Return each line of the data below exactly, omitting any pictures.

**** INFORMATION SUPPLIED

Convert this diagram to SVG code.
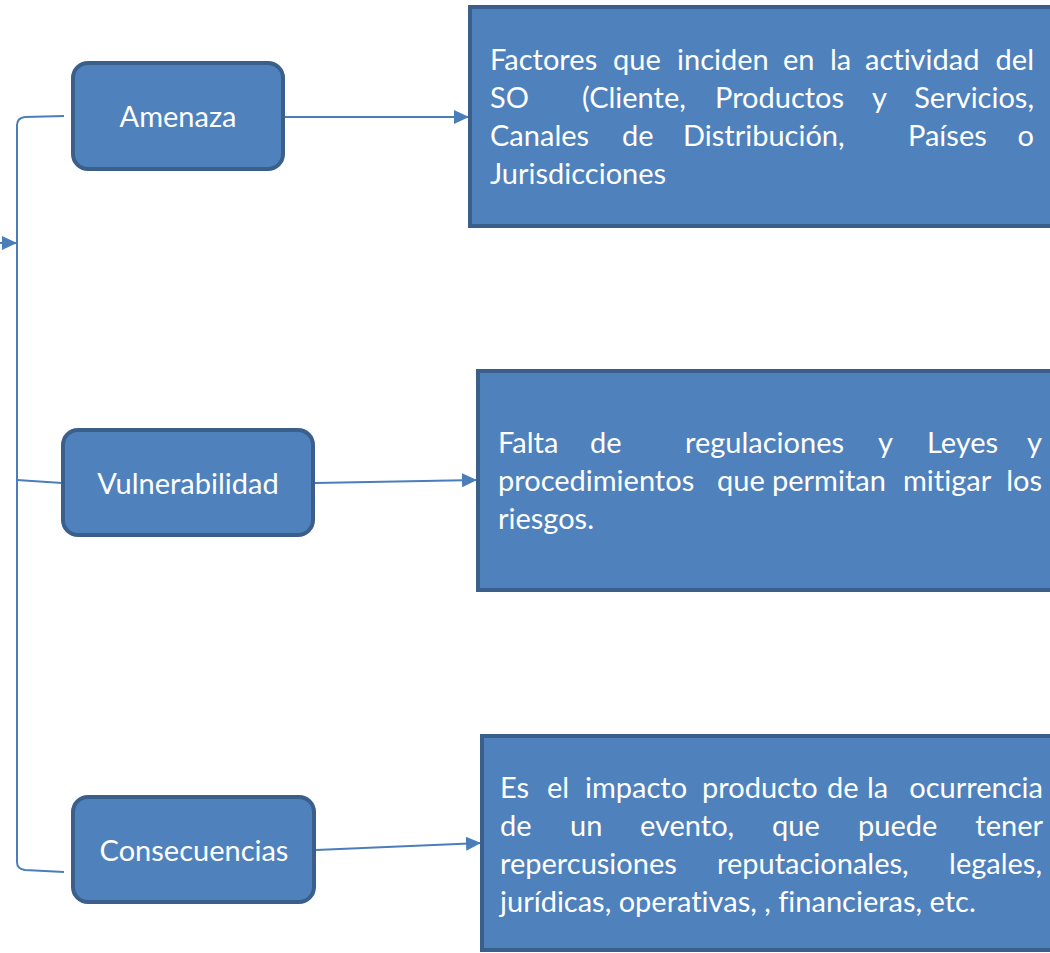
<svg xmlns="http://www.w3.org/2000/svg" width="1050" height="953" viewBox="0 0 1050 953">
<style>
.node{fill:#4F81BD;stroke:#3A5F8B;stroke-width:4}
.box{fill:#4F81BD;stroke:#3A5F8B;stroke-width:4}
.lbl{font-family:Lato,"Liberation Sans",sans-serif;font-size:29px;fill:#FFFFFF;font-variant-ligatures:none}
.mid{text-anchor:middle}
.end{text-anchor:end}
.con{fill:none;stroke:#4A7EBB;stroke-width:2}
</style>
<defs>
<marker id="arr" markerUnits="userSpaceOnUse" markerWidth="16" markerHeight="14" refX="15" refY="7" orient="auto">
<path d="M0,0 L15,7 L0,14 Z" fill="#4A7EBB"/>
</marker>
</defs>
<rect width="1050" height="953" fill="#FFFFFF"/>
<g id="connectors">
<path class="con" d="M64,116 L25,117 Q17,118 17,125 L17,862 Q17,869 25,870 L64,872"/>
<line class="con" x1="0" y1="243" x2="17" y2="243" marker-end="url(#arr)"/>
<line class="con" x1="17" y1="480" x2="62" y2="483"/>
<line class="con" x1="285" y1="117" x2="469" y2="117" marker-end="url(#arr)"/>
<line class="con" x1="315" y1="483" x2="477" y2="480" marker-end="url(#arr)"/>
<line class="con" x1="316" y1="850" x2="481" y2="843" marker-end="url(#arr)"/>
</g>
<g id="amenaza">
<rect class="node" x="73" y="63" width="210" height="106" rx="15"/>
<text class="lbl mid" x="178" y="127">Amenaza</text>
</g>
<g id="vulnerabilidad">
<rect class="node" x="63" y="430" width="250" height="105" rx="15"/>
<text class="lbl mid" x="188" y="494">Vulnerabilidad</text>
</g>
<g id="consecuencias">
<rect class="node" x="73" y="797" width="241" height="105" rx="15"/>
<text class="lbl mid" x="194" y="861">Consecuencias</text>
</g>
<g id="factores">
<rect class="box" x="470" y="7" width="600" height="219"/>
<text class="lbl" y="70"><tspan x="490">Factores</tspan><tspan x="613">que</tspan><tspan x="677">inciden</tspan><tspan x="783">en</tspan><tspan x="830">la</tspan><tspan x="865">actividad</tspan></text>
<text class="lbl end" x="1034" y="70">del</text>
<text class="lbl" y="108"><tspan x="490">SO</tspan><tspan x="582">(Cliente,</tspan><tspan x="715">Productos</tspan><tspan x="872">y</tspan></text>
<text class="lbl end" x="1034" y="108">Servicios,</text>
<text class="lbl" y="146"><tspan x="490">Canales</tspan><tspan x="622">de</tspan><tspan x="683">Distribución,</tspan><tspan x="908">Países</tspan></text>
<text class="lbl end" x="1034" y="146">o</text>
<text class="lbl" y="184"><tspan x="490">Jurisdicciones</tspan></text>
</g>
<g id="falta">
<rect class="box" x="478" y="371" width="600" height="219"/>
<text class="lbl" y="453"><tspan x="498">Falta</tspan><tspan x="590">de</tspan><tspan x="685">regulaciones</tspan><tspan x="878">y</tspan><tspan x="927">Leyes</tspan></text>
<text class="lbl end" x="1042" y="453">y</text>
<text class="lbl" y="491"><tspan x="498">procedimientos</tspan><tspan x="717">que</tspan><tspan x="772">permitan</tspan><tspan x="903">mitigar</tspan></text>
<text class="lbl end" x="1042" y="491">los</text>
<text class="lbl" y="529"><tspan x="498">riesgos.</tspan></text>
</g>
<g id="impacto">
<rect class="box" x="482" y="736" width="600" height="214"/>
<text class="lbl" y="798"><tspan x="500">Es</tspan><tspan x="547">el</tspan><tspan x="585">impacto</tspan><tspan x="702">producto</tspan><tspan x="827">de</tspan><tspan x="867">la</tspan></text>
<text class="lbl end" x="1043" y="798">ocurrencia</text>
<text class="lbl" y="836"><tspan x="500">de</tspan><tspan x="570">un</tspan><tspan x="640">evento,</tspan><tspan x="772">que</tspan><tspan x="858">puede</tspan></text>
<text class="lbl end" x="1043" y="836">tener</text>
<text class="lbl" y="874"><tspan x="500">repercusiones</tspan><tspan x="717">reputacionales,</tspan></text>
<text class="lbl end" x="1042" y="874">legales,</text>
<text class="lbl" y="912"><tspan x="500">jurídicas, operativas, , financieras, etc.</tspan></text>
</g>
</svg>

********

**CORRECT RESULT:**
Convert this diagram to SVG code.
<svg xmlns="http://www.w3.org/2000/svg" width="1050" height="953" viewBox="0 0 1050 953">
<style>
.node{fill:#4F81BD;stroke:#3A5F8B;stroke-width:4}
.box{fill:#4F81BD;stroke:#3A5F8B;stroke-width:4}
.lbl{font-family:Lato,"Liberation Sans",sans-serif;font-size:29px;fill:#FFFFFF;font-variant-ligatures:none}
.mid{text-anchor:middle}
.end{text-anchor:end}
.con{fill:none;stroke:#4A7EBB;stroke-width:2}
</style>
<defs>
<marker id="arr" markerUnits="userSpaceOnUse" markerWidth="16" markerHeight="14" refX="15" refY="7" orient="auto">
<path d="M0,0 L15,7 L0,14 Z" fill="#4A7EBB"/>
</marker>
</defs>
<rect width="1050" height="953" fill="#FFFFFF"/>
<g id="connectors">
<path class="con" d="M64,116 L25,117 Q17,118 17,125 L17,862 Q17,869 25,870 L64,872"/>
<line class="con" x1="0" y1="243" x2="17" y2="243" marker-end="url(#arr)"/>
<line class="con" x1="17" y1="480" x2="62" y2="483"/>
<line class="con" x1="285" y1="117" x2="469" y2="117" marker-end="url(#arr)"/>
<line class="con" x1="315" y1="483" x2="477" y2="480" marker-end="url(#arr)"/>
<line class="con" x1="316" y1="850" x2="481" y2="843" marker-end="url(#arr)"/>
</g>
<g id="amenaza">
<rect class="node" x="73" y="63" width="210" height="106" rx="15"/>
<text class="lbl mid" x="178" y="127">Amenaza</text>
</g>
<g id="vulnerabilidad">
<rect class="node" x="63" y="430" width="250" height="105" rx="15"/>
<text class="lbl mid" x="188" y="494">Vulnerabilidad</text>
</g>
<g id="consecuencias">
<rect class="node" x="73" y="797" width="241" height="105" rx="15"/>
<text class="lbl mid" x="194" y="861">Consecuencias</text>
</g>
<g id="factores">
<rect class="box" x="470" y="7" width="600" height="219"/>
<text class="lbl" y="70"><tspan x="490">Factores</tspan><tspan x="613">que</tspan><tspan x="677">inciden</tspan><tspan x="783">en</tspan><tspan x="830">la</tspan><tspan x="865">actividad</tspan></text>
<text class="lbl end" x="1034" y="70">del</text>
<text class="lbl" y="108"><tspan x="490">SO</tspan><tspan x="582">(Cliente,</tspan><tspan x="715">Productos</tspan><tspan x="872">y</tspan></text>
<text class="lbl end" x="1034" y="108">Servicios,</text>
<text class="lbl" y="146"><tspan x="490">Canales</tspan><tspan x="622">de</tspan><tspan x="683">Distribución,</tspan><tspan x="908">Países</tspan></text>
<text class="lbl end" x="1034" y="146">o</text>
<text class="lbl" y="184"><tspan x="490">Jurisdicciones</tspan></text>
</g>
<g id="falta">
<rect class="box" x="478" y="371" width="600" height="219"/>
<text class="lbl" y="453"><tspan x="498">Falta</tspan><tspan x="590">de</tspan><tspan x="685">regulaciones</tspan><tspan x="878">y</tspan><tspan x="927">Leyes</tspan></text>
<text class="lbl end" x="1042" y="453">y</text>
<text class="lbl" y="491"><tspan x="498">procedimientos</tspan><tspan x="717">que</tspan><tspan x="772">permitan</tspan><tspan x="903">mitigar</tspan></text>
<text class="lbl end" x="1042" y="491">los</text>
<text class="lbl" y="529"><tspan x="498">riesgos.</tspan></text>
</g>
<g id="impacto">
<rect class="box" x="482" y="736" width="600" height="214"/>
<text class="lbl" y="798"><tspan x="500">Es</tspan><tspan x="547">el</tspan><tspan x="585">impacto</tspan><tspan x="702">producto</tspan><tspan x="827">de</tspan><tspan x="867">la</tspan></text>
<text class="lbl end" x="1043" y="798">ocurrencia</text>
<text class="lbl" y="836"><tspan x="500">de</tspan><tspan x="570">un</tspan><tspan x="640">evento,</tspan><tspan x="772">que</tspan><tspan x="858">puede</tspan></text>
<text class="lbl end" x="1043" y="836">tener</text>
<text class="lbl" y="874"><tspan x="500">repercusiones</tspan><tspan x="717">reputacionales,</tspan></text>
<text class="lbl end" x="1042" y="874">legales,</text>
<text class="lbl" y="912"><tspan x="500">jurídicas, operativas, , financieras, etc.</tspan></text>
</g>
</svg>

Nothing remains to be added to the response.